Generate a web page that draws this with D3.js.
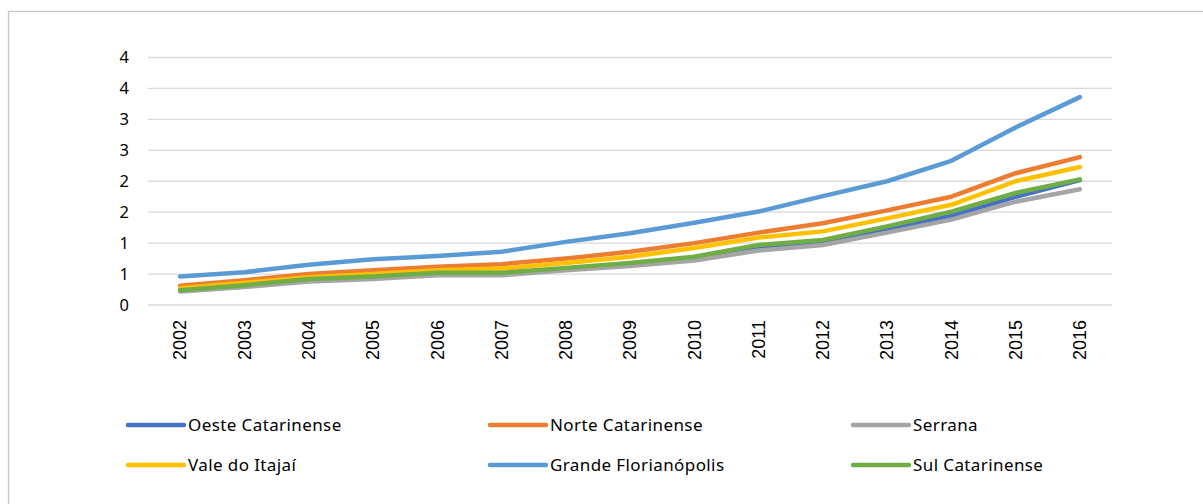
<!DOCTYPE html>
<html>
<head>
<meta charset="utf-8">
<script src="https://cdn.jsdelivr.net/npm/d3@7"></script>
<style>
  body { margin: 0; background: #fff; }
  svg { display: block; }
</style>
</head>
<body>
<div id="chart"></div>
<script>
const width = 1203;
const height = 504;

const years = ["2002", "2003", "2004", "2005", "2006", "2007", "2008", "2009",
               "2010", "2011", "2012", "2013", "2014", "2015", "2016"];
const yTicks = [0, 0.5, 1, 1.5, 2, 2.5, 3, 3.5, 4];

const oeste = [0.23, 0.30, 0.40, 0.44, 0.50, 0.50, 0.58, 0.65, 0.75, 0.92, 1.01, 1.22, 1.44, 1.75, 2.02];
const norte = [0.31, 0.40, 0.50, 0.56, 0.62, 0.66, 0.75, 0.86, 1.00, 1.17, 1.32, 1.53, 1.75, 2.13, 2.39];
const serrana = [0.22, 0.29, 0.38, 0.42, 0.48, 0.48, 0.56, 0.63, 0.72, 0.88, 0.97, 1.17, 1.38, 1.67, 1.87];
const vale = [0.27, 0.36, 0.45, 0.50, 0.56, 0.59, 0.68, 0.78, 0.92, 1.09, 1.19, 1.40, 1.62, 2.00, 2.23];
const grande = [0.46, 0.53, 0.65, 0.74, 0.79, 0.86, 1.02, 1.16, 1.33, 1.51, 1.76, 2.00, 2.33, 2.87, 3.36];
const sul = [0.24, 0.32, 0.42, 0.46, 0.52, 0.52, 0.60, 0.68, 0.78, 0.97, 1.05, 1.27, 1.51, 1.81, 2.03];

const series = [
    { name: "Oeste Catarinense", values: oeste, color: "#4472C4" },
    { name: "Norte Catarinense", values: norte, color: "#ED7D31" },
    { name: "Serrana", values: serrana, color: "#A5A5A5" },
    { name: "Vale do Itajaí", values: vale, color: "#FFC000" },
    { name: "Grande Florianópolis", values: grande, color: "#5B9BD5" },
    { name: "Sul Catarinense", values: sul, color: "#70AD47" }
];

const plot = { left: 148, right: 1112, top: 57.5, bottom: 305 };

const svg = d3.select("#chart")
  .append("svg")
    .attr("width", width)
    .attr("height", height);

// chart frame
svg.append("rect")
    .attr("x", 8.5).attr("y", 11.5)
    .attr("width", 1300).attr("height", 600)
    .attr("fill", "#fff")
    .attr("stroke", "#c8c8c8")
    .attr("stroke-width", 1.3);

const x = d3.scaleBand()
    .domain(years)
    .range([plot.left, plot.right]);

const y = d3.scaleLinear()
    .domain([0, 4])
    .range([plot.bottom, plot.top]);

// gridlines
svg.append("g")
  .selectAll("line")
  .data(yTicks)
  .join("line")
    .attr("x1", plot.left)
    .attr("x2", plot.right)
    .attr("y1", d => y(d))
    .attr("y2", d => y(d))
    .attr("stroke", "#d9d9d9")
    .attr("stroke-width", 1.3);

// y axis labels (rounded like the original)
const yAxis = d3.axisLeft(y)
    .tickValues(yTicks)
    .tickSize(0)
    .tickPadding(12)
    .tickFormat(d => Math.round(d));

svg.append("g")
    .attr("transform", `translate(${plot.left - 7},0)`)
    .call(yAxis)
    .call(g => g.select(".domain").remove())
    .call(g => g.selectAll("text")
        .attr("font-family", "'Noto Sans', 'Open Sans', sans-serif")
        .attr("font-size", 16.5)
        .attr("fill", "#000"));

// x axis labels, rotated
const xAxis = d3.axisBottom(x).tickSize(0).tickPadding(0);

svg.append("g")
    .attr("transform", `translate(0,${plot.bottom})`)
    .call(xAxis)
    .call(g => g.select(".domain").remove())
    .call(g => g.selectAll("text")
        .attr("font-family", "'Liberation Sans', Arial, sans-serif")
        .attr("font-size", 18)
        .attr("fill", "#000")
        .attr("text-anchor", "end")
        .attr("dy", "0.35em")
        .attr("transform", "translate(0,15) rotate(-90)"));

// lines
const line = d3.line()
    .x((d, i) => x(years[i]) + x.bandwidth() / 2)
    .y(d => y(d));

svg.append("g")
  .selectAll("path")
  .data(series)
  .join("path")
    .attr("d", d => line(d.values))
    .attr("fill", "none")
    .attr("stroke", d => d.color)
    .attr("stroke-width", 4.5)
    .attr("stroke-linecap", "round")
    .attr("stroke-linejoin", "round");

// legend
const legendCols = [128, 490, 853];
const legendRows = [425, 465];

const legend = svg.append("g")
  .selectAll("g")
  .data(series)
  .join("g")
    .attr("transform", (d, i) => `translate(${legendCols[i % 3]},${legendRows[Math.floor(i / 3)]})`);

legend.append("line")
    .attr("x1", 0).attr("x2", 56)
    .attr("y1", 0).attr("y2", 0)
    .attr("stroke", d => d.color)
    .attr("stroke-width", 4.5)
    .attr("stroke-linecap", "round");

legend.append("text")
    .attr("x", 60)
    .attr("y", 0)
    .attr("dy", "0.35em")
    .attr("font-family", "'Noto Sans', 'Open Sans', sans-serif")
    .attr("font-size", 17)
    .attr("letter-spacing", 0.4)
    .attr("fill", "#000")
    .text(d => d.name);
</script>
</body>
</html>
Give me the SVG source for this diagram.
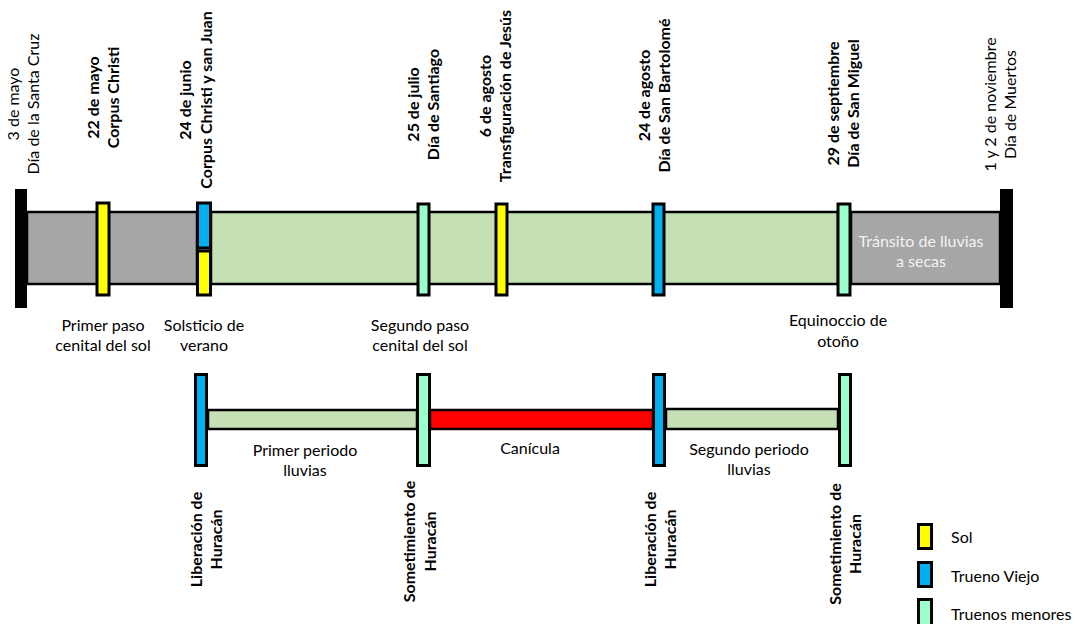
┄┄┄┄┄┄┄┄┄┄
TASK GOAL: Write out every entry again word for word, without any of the pictures.

FULL ANSWER:
Generate a web page that draws this with D3.js.
<!DOCTYPE html>
<html>
<head>
<meta charset="utf-8">
<script src="https://cdn.jsdelivr.net/npm/d3@7"></script>
<style>
  body { margin: 0; background: #fff; }
  svg { display: block; }
</style>
</head>
<body>
<div id="chart"></div>
<script>
const width = 1203;
const height = 504;

const years = ["2002", "2003", "2004", "2005", "2006", "2007", "2008", "2009",
               "2010", "2011", "2012", "2013", "2014", "2015", "2016"];
const yTicks = [0, 0.5, 1, 1.5, 2, 2.5, 3, 3.5, 4];

const oeste = [0.23, 0.30, 0.40, 0.44, 0.50, 0.50, 0.58, 0.65, 0.75, 0.92, 1.01, 1.22, 1.44, 1.75, 2.02];
const norte = [0.31, 0.40, 0.50, 0.56, 0.62, 0.66, 0.75, 0.86, 1.00, 1.17, 1.32, 1.53, 1.75, 2.13, 2.39];
const serrana = [0.22, 0.29, 0.38, 0.42, 0.48, 0.48, 0.56, 0.63, 0.72, 0.88, 0.97, 1.17, 1.38, 1.67, 1.87];
const vale = [0.27, 0.36, 0.45, 0.50, 0.56, 0.59, 0.68, 0.78, 0.92, 1.09, 1.19, 1.40, 1.62, 2.00, 2.23];
const grande = [0.46, 0.53, 0.65, 0.74, 0.79, 0.86, 1.02, 1.16, 1.33, 1.51, 1.76, 2.00, 2.33, 2.87, 3.36];
const sul = [0.24, 0.32, 0.42, 0.46, 0.52, 0.52, 0.60, 0.68, 0.78, 0.97, 1.05, 1.27, 1.51, 1.81, 2.03];

const series = [
    { name: "Oeste Catarinense", values: oeste, color: "#4472C4" },
    { name: "Norte Catarinense", values: norte, color: "#ED7D31" },
    { name: "Serrana", values: serrana, color: "#A5A5A5" },
    { name: "Vale do Itajaí", values: vale, color: "#FFC000" },
    { name: "Grande Florianópolis", values: grande, color: "#5B9BD5" },
    { name: "Sul Catarinense", values: sul, color: "#70AD47" }
];

const plot = { left: 148, right: 1112, top: 57.5, bottom: 305 };

const svg = d3.select("#chart")
  .append("svg")
    .attr("width", width)
    .attr("height", height);

// chart frame
svg.append("rect")
    .attr("x", 8.5).attr("y", 11.5)
    .attr("width", 1300).attr("height", 600)
    .attr("fill", "#fff")
    .attr("stroke", "#c8c8c8")
    .attr("stroke-width", 1.3);

const x = d3.scaleBand()
    .domain(years)
    .range([plot.left, plot.right]);

const y = d3.scaleLinear()
    .domain([0, 4])
    .range([plot.bottom, plot.top]);

// gridlines
svg.append("g")
  .selectAll("line")
  .data(yTicks)
  .join("line")
    .attr("x1", plot.left)
    .attr("x2", plot.right)
    .attr("y1", d => y(d))
    .attr("y2", d => y(d))
    .attr("stroke", "#d9d9d9")
    .attr("stroke-width", 1.3);

// y axis labels (rounded like the original)
const yAxis = d3.axisLeft(y)
    .tickValues(yTicks)
    .tickSize(0)
    .tickPadding(12)
    .tickFormat(d => Math.round(d));

svg.append("g")
    .attr("transform", `translate(${plot.left - 7},0)`)
    .call(yAxis)
    .call(g => g.select(".domain").remove())
    .call(g => g.selectAll("text")
        .attr("font-family", "'Noto Sans', 'Open Sans', sans-serif")
        .attr("font-size", 16.5)
        .attr("fill", "#000"));

// x axis labels, rotated
const xAxis = d3.axisBottom(x).tickSize(0).tickPadding(0);

svg.append("g")
    .attr("transform", `translate(0,${plot.bottom})`)
    .call(xAxis)
    .call(g => g.select(".domain").remove())
    .call(g => g.selectAll("text")
        .attr("font-family", "'Liberation Sans', Arial, sans-serif")
        .attr("font-size", 18)
        .attr("fill", "#000")
        .attr("text-anchor", "end")
        .attr("dy", "0.35em")
        .attr("transform", "translate(0,15) rotate(-90)"));

// lines
const line = d3.line()
    .x((d, i) => x(years[i]) + x.bandwidth() / 2)
    .y(d => y(d));

svg.append("g")
  .selectAll("path")
  .data(series)
  .join("path")
    .attr("d", d => line(d.values))
    .attr("fill", "none")
    .attr("stroke", d => d.color)
    .attr("stroke-width", 4.5)
    .attr("stroke-linecap", "round")
    .attr("stroke-linejoin", "round");

// legend
const legendCols = [128, 490, 853];
const legendRows = [425, 465];

const legend = svg.append("g")
  .selectAll("g")
  .data(series)
  .join("g")
    .attr("transform", (d, i) => `translate(${legendCols[i % 3]},${legendRows[Math.floor(i / 3)]})`);

legend.append("line")
    .attr("x1", 0).attr("x2", 56)
    .attr("y1", 0).attr("y2", 0)
    .attr("stroke", d => d.color)
    .attr("stroke-width", 4.5)
    .attr("stroke-linecap", "round");

legend.append("text")
    .attr("x", 60)
    .attr("y", 0)
    .attr("dy", "0.35em")
    .attr("font-family", "'Noto Sans', 'Open Sans', sans-serif")
    .attr("font-size", 17)
    .attr("letter-spacing", 0.4)
    .attr("fill", "#000")
    .text(d => d.name);
</script>
</body>
</html>
Give me the SVG source for this diagram.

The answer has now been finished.